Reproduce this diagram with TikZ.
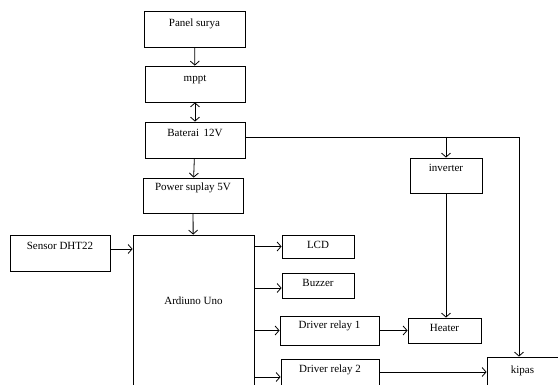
\documentclass[tikz,border=0pt]{standalone}
\usepackage{fontspec}
\setmainfont{Liberation Serif}
\usepackage{tikz}
\usetikzlibrary{positioning,arrows.meta}
\tikzset{
    blok/.style={rectangle, draw, line width=0.8pt, inner sep=0pt, font=\fontsize{11}{13}\selectfont, text height=8pt, text depth=#1},
    blok/.default=3pt,
    panah/.style={line width=0.8pt, -{Straight Barb[length=4pt,width=9pt]}}
}

\begin{document}
\begin{tikzpicture}[x=1pt, y=-1pt]
    \useasboundingbox (0,0) rectangle (558,385);
    \clip (0,0) rectangle (558,385);

    \node[blok=13pt, minimum width=101pt, minimum height=36pt] (panel) at (194.5,29) {Panel surya};
    \node[blok=13pt, minimum width=100pt, minimum height=36pt] (mppt) at (195,84) {mppt};
    \node[blok=15pt, minimum width=100pt, minimum height=36pt] (baterai) at (195,140) {Baterai \,12V};
    \node[blok=17pt, minimum width=100pt, minimum height=35pt] (psu) at (193,195.5) {Power suplay 5V};
    \node[blok=15pt, minimum width=100pt, minimum height=36pt] (sensor) at (60,253) {Sensor DHT22};
    \node[blok=54pt, minimum width=121pt, minimum height=185pt] (arduino) at (193.5,327.5) {Ardiuno Uno};

    \node[blok=4pt, minimum width=72pt, minimum height=23pt] (lcd) at (318,246.5) {LCD};
    \node[blok=6pt, minimum width=72pt, minimum height=25pt] (buzzer) at (318,285.5) {Buzzer};
    \node[blok=11pt, minimum width=99pt, minimum height=29pt] (relaysatu) at (329.5,330.5) {Driver relay 1};
    \node[blok=17pt, minimum width=98pt, minimum height=36pt] (relaydua) at (330,377) {Driver relay 2};
    \node[blok=15pt, minimum width=72pt, minimum height=35pt] (inverter) at (446,175.5) {inverter};
    \node[blok=6pt, minimum width=73pt, minimum height=25pt] (heater) at (444.5,330.5) {Heater};
    \node[blok=11pt, minimum width=71pt, minimum height=36pt] (kipas) at (522.5,375) {kipas};

    % jalur daya
    \draw[panah] (panel) -- (mppt);
    \draw[line width=0.8pt, {Straight Barb[length=4pt,width=9pt]}-{Straight Barb[length=4pt,width=9pt]}] (mppt) -- (baterai);
    \draw[panah] (baterai) -- (psu);
    \draw[panah] (psu) -- (arduino);
    \coordinate (cabang) at ([yshift=3pt]baterai.east);
    \draw[panah] (cabang) -| ([xshift=-3.5pt]kipas.north);
    \draw[panah] (cabang -| inverter.north) -- (inverter.north);
    \draw[panah] (inverter.south) -- (inverter.south |- heater.north);

    % input dan output arduino
    \draw[panah] ([yshift=4pt]sensor.east) -- ([yshift=4pt]sensor.east -| arduino.west);
    \draw[panah] (arduino.east |- lcd.west) -- (lcd.west);
    \draw[panah] ([yshift=-2.5pt]arduino.east |- buzzer.west) -- ([yshift=-2.5pt]buzzer.west);
    \draw[panah] (arduino.east |- relaysatu.west) -- (relaysatu.west);
    \draw[panah] (arduino.east |- relaydua.west) -- (relaydua.west);
    \draw[panah] (relaysatu) -- (heater);
    \draw[panah] ([yshift=5pt]relaydua.east) -- ([yshift=5pt]relaydua.east -| kipas.west);

\end{tikzpicture}
\end{document}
::::
STATED PROBLEM >>
Quote the data above in full and without alteration; skip the pictures.

ANSWER TO THIS EXERCISE >>
Reproduce this diagram with TikZ.
\documentclass[tikz,border=0pt]{standalone}
\usepackage{fontspec}
\setmainfont{Liberation Serif}
\usepackage{tikz}
\usetikzlibrary{positioning,arrows.meta}
\tikzset{
    blok/.style={rectangle, draw, line width=0.8pt, inner sep=0pt, font=\fontsize{11}{13}\selectfont, text height=8pt, text depth=#1},
    blok/.default=3pt,
    panah/.style={line width=0.8pt, -{Straight Barb[length=4pt,width=9pt]}}
}

\begin{document}
\begin{tikzpicture}[x=1pt, y=-1pt]
    \useasboundingbox (0,0) rectangle (558,385);
    \clip (0,0) rectangle (558,385);

    \node[blok=13pt, minimum width=101pt, minimum height=36pt] (panel) at (194.5,29) {Panel surya};
    \node[blok=13pt, minimum width=100pt, minimum height=36pt] (mppt) at (195,84) {mppt};
    \node[blok=15pt, minimum width=100pt, minimum height=36pt] (baterai) at (195,140) {Baterai \,12V};
    \node[blok=17pt, minimum width=100pt, minimum height=35pt] (psu) at (193,195.5) {Power suplay 5V};
    \node[blok=15pt, minimum width=100pt, minimum height=36pt] (sensor) at (60,253) {Sensor DHT22};
    \node[blok=54pt, minimum width=121pt, minimum height=185pt] (arduino) at (193.5,327.5) {Ardiuno Uno};

    \node[blok=4pt, minimum width=72pt, minimum height=23pt] (lcd) at (318,246.5) {LCD};
    \node[blok=6pt, minimum width=72pt, minimum height=25pt] (buzzer) at (318,285.5) {Buzzer};
    \node[blok=11pt, minimum width=99pt, minimum height=29pt] (relaysatu) at (329.5,330.5) {Driver relay 1};
    \node[blok=17pt, minimum width=98pt, minimum height=36pt] (relaydua) at (330,377) {Driver relay 2};
    \node[blok=15pt, minimum width=72pt, minimum height=35pt] (inverter) at (446,175.5) {inverter};
    \node[blok=6pt, minimum width=73pt, minimum height=25pt] (heater) at (444.5,330.5) {Heater};
    \node[blok=11pt, minimum width=71pt, minimum height=36pt] (kipas) at (522.5,375) {kipas};

    % jalur daya
    \draw[panah] (panel) -- (mppt);
    \draw[line width=0.8pt, {Straight Barb[length=4pt,width=9pt]}-{Straight Barb[length=4pt,width=9pt]}] (mppt) -- (baterai);
    \draw[panah] (baterai) -- (psu);
    \draw[panah] (psu) -- (arduino);
    \coordinate (cabang) at ([yshift=3pt]baterai.east);
    \draw[panah] (cabang) -| ([xshift=-3.5pt]kipas.north);
    \draw[panah] (cabang -| inverter.north) -- (inverter.north);
    \draw[panah] (inverter.south) -- (inverter.south |- heater.north);

    % input dan output arduino
    \draw[panah] ([yshift=4pt]sensor.east) -- ([yshift=4pt]sensor.east -| arduino.west);
    \draw[panah] (arduino.east |- lcd.west) -- (lcd.west);
    \draw[panah] ([yshift=-2.5pt]arduino.east |- buzzer.west) -- ([yshift=-2.5pt]buzzer.west);
    \draw[panah] (arduino.east |- relaysatu.west) -- (relaysatu.west);
    \draw[panah] (arduino.east |- relaydua.west) -- (relaydua.west);
    \draw[panah] (relaysatu) -- (heater);
    \draw[panah] ([yshift=5pt]relaydua.east) -- ([yshift=5pt]relaydua.east -| kipas.west);

\end{tikzpicture}
\end{document}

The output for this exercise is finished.